_WHAT TO DO_
Where a line in the listing below contains the word "image", copy that line.

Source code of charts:
◇ ◇ ◇ ◇ ◇ ◇ ◇
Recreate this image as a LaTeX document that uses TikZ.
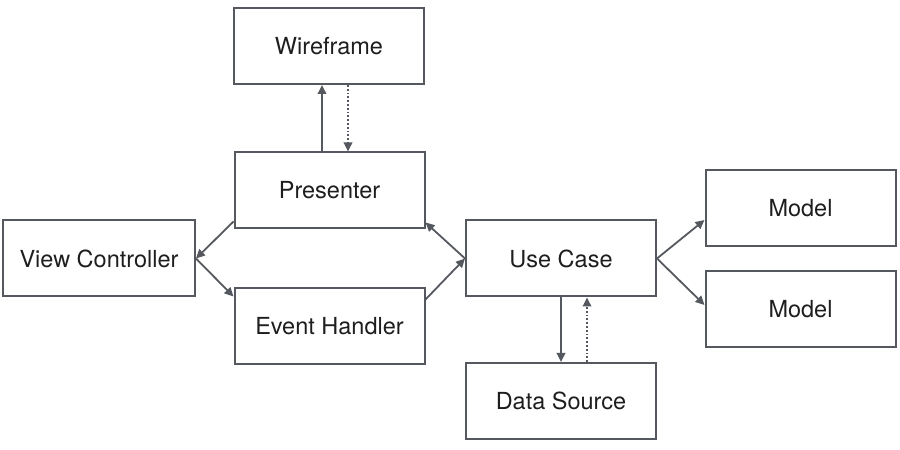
\documentclass[tikz,border=0pt]{standalone}
\usepackage{fontspec}
\setmainfont{TeX Gyre Heros}
\usetikzlibrary{arrows.meta,calc}
\definecolor{linegray}{HTML}{55595F}
\definecolor{txt}{HTML}{1E1E1E}
\begin{document}
\begin{tikzpicture}[x=1pt,y=1pt,
  box/.style={draw=linegray,line width=2pt,minimum width=190pt,minimum height=76pt,inner sep=0pt,
    font=\fontsize{23.5}{28}\selectfont,text=txt,fill=white},
  conn/.style={draw=linegray,line width=1.8pt,-{Triangle[length=9pt,width=8.5pt]}},
  dotconn/.style={conn,dotted,line cap=butt}]
\useasboundingbox (0,0) rectangle (900,450);
\node[box] (wire) at (329,404) {Wireframe};
\node[box] (pres) at (329.5,259.5) {Presenter};
\node[box,minimum width=192pt] (vc) at (99,191.5) {View Controller};
\node[box] (eh) at (329.5,123.5) {Event Handler};
\node[box] (uc) at (561,191.5) {Use Case};
\node[box] (ds) at (561,49) {Data Source};
\node[box] (m1) at (800.5,241.5) {Model};
\node[box] (m2) at (800.5,141) {Model};
% Presenter <-> Wireframe
\draw[conn] ($(pres.north)+(-7.5,0)$) -- ($(wire.south)+(-7,0)$);
\draw[dotconn] ($(wire.south)+(19,0)$) -- ($(pres.north)+(18.5,0)$);
% Presenter -> View Controller -> Event Handler
\draw[conn] ($(pres.south west)+(0,8)$) -- (vc.east);
\draw[conn] (vc.east) -- ($(eh.north west)+(0,-9)$);
% Event Handler -> Use Case -> Presenter
\draw[conn] ($(eh.north east)+(0,-12)$) -- (uc.west);
\draw[conn] (uc.west) -- ($(pres.south east)+(0,7)$);
% Use Case <-> Data Source
\draw[conn] (uc.south) -- (ds.north);
\draw[dotconn] ($(ds.north)+(26,0)$) -- ($(uc.south)+(26,0)$);
% Use Case -> Models
\draw[conn] (uc.east) -- ($(m1.west)+(0,-11.5)$);
\draw[conn] (uc.east) -- ($(m2.west)+(0,4)$);
\end{tikzpicture}
\end{document}
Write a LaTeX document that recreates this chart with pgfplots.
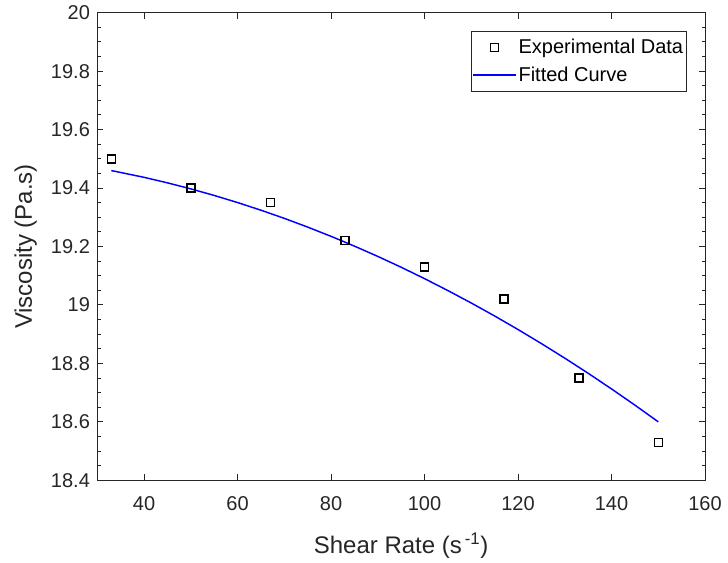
\documentclass[border=0pt]{standalone}
\usepackage{fontspec}
\setmainfont{Liberation Sans}
\usepackage{pgfplots}
\pgfplotsset{compat=1.18}
\definecolor{axgray}{RGB}{38,38,38}
\pgfplotsset{
  marklegend/.style={legend image code/.code={\draw[mark repeat=2,mark phase=2,##1] plot coordinates {(0pt,0pt) (16pt,0pt) (32pt,0pt)};}},
  linelegend/.style={legend image code/.code={\draw[##1] (0pt,0pt) -- (32pt,0pt);}},
}
\begin{document}
\begin{tikzpicture}[x=1pt,y=1pt]
\path[use as bounding box] (-72.975,-62.025) rectangle (473.025,360.225);
\begin{axis}[
  at={(0,0)}, anchor=south west,
  scale only axis, width=455.8pt, height=350.7pt,
  xmin=30, xmax=160, ymin=18.4, ymax=20,
  xtick={40,60,80,100,120,140,160},
  ytick={18.4,18.6,18.8,19,19.2,19.4,19.6,19.8,20},
  minor y tick num=3,
  tick align=inside,
  major tick length=4.5pt, minor tick length=2.5pt,
  axis line style={axgray, line width=0.75pt},
  every tick/.style={axgray, line width=0.75pt},
  tick label style={font=\fontsize{15}{18}\selectfont, text=axgray},
  /pgf/number format/assume math mode=true,
  scaled ticks=false,
  yticklabel style={xshift=-2pt},
  xticklabel style={yshift=-9pt},
  xlabel={Shear Rate (s\hspace{0.12em}\textsuperscript{-1})},
  ylabel={Viscosity (Pa.s)},
  every axis x label/.style={at={([yshift=-54.75pt]axis description cs:0.5,0)}, anchor=base,
    font=\fontsize{18}{21}\selectfont, text=axgray},
  every axis y label/.style={at={([xshift=-49pt]axis description cs:0,0.5)}, anchor=base, rotate=90,
    font=\fontsize{18}{21}\selectfont, text=axgray},
  legend cell align=left,
  legend style={at={(1,1)}, anchor=north east, xshift=-13.7pt, yshift=-13.5pt,
    draw=axgray, line width=0.5pt, fill=white,
    font=\fontsize{15}{18}\selectfont,
    inner xsep=1pt, inner ysep=4.5pt, row sep=5.3pt,
    nodes={inner sep=1.5pt}},
]
\addplot[only marks, mark=square, mark size=3pt, mark options={line width=1.1pt, draw=black}, marklegend]
coordinates {
(33,19.50) (50,19.40) (67,19.35) (83,19.22) (100,19.13) (117,19.02) (133,18.75) (150,18.53)
};
\addlegendentry{Experimental Data}
\addplot[blue, line width=1.1pt, no marks, linelegend]
coordinates {
(33,19.4598) (40,19.4367) (45,19.4178) (50,19.3972) (55,19.3747) (60,19.3504)
(65,19.3242) (70,19.2963) (75,19.2664) (80,19.2348) (85,19.2013) (90,19.1661)
(95,19.1290) (100,19.0900) (105,19.0492) (110,19.0066) (115,18.9622) (120,18.9159)
(125,18.8678) (130,18.8179) (135,18.7662) (140,18.7126) (145,18.6572) (150,18.6000)
};
\addlegendentry{Fitted Curve}
\end{axis}
\end{tikzpicture}
\end{document}
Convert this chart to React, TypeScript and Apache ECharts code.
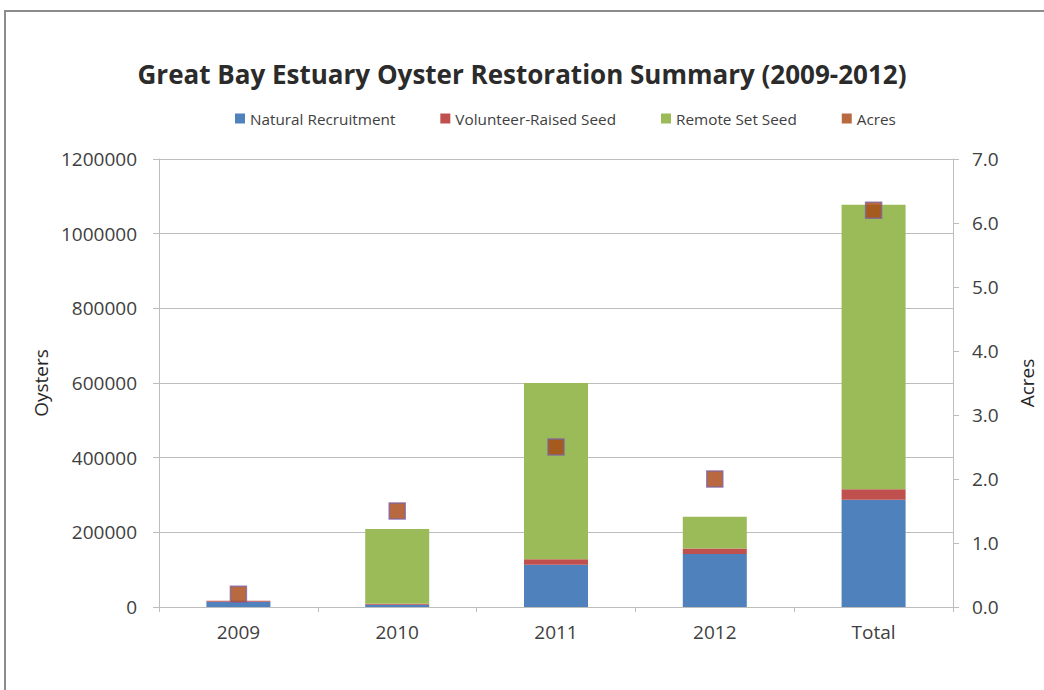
◇ ◇ ◇ ◇ ◇ ◇ ◇
_SOLUTION FOR THIS PROBLEM_
Recreate this image as a LaTeX document that uses TikZ.
  marklegend/.style={legend image code/.code={\draw[mark repeat=2,mark phase=2,##1] plot coordinates {(0pt,0pt) (16pt,0pt) (32pt,0pt)};}},
  linelegend/.style={legend image code/.code={\draw[##1] (0pt,0pt) -- (32pt,0pt);}},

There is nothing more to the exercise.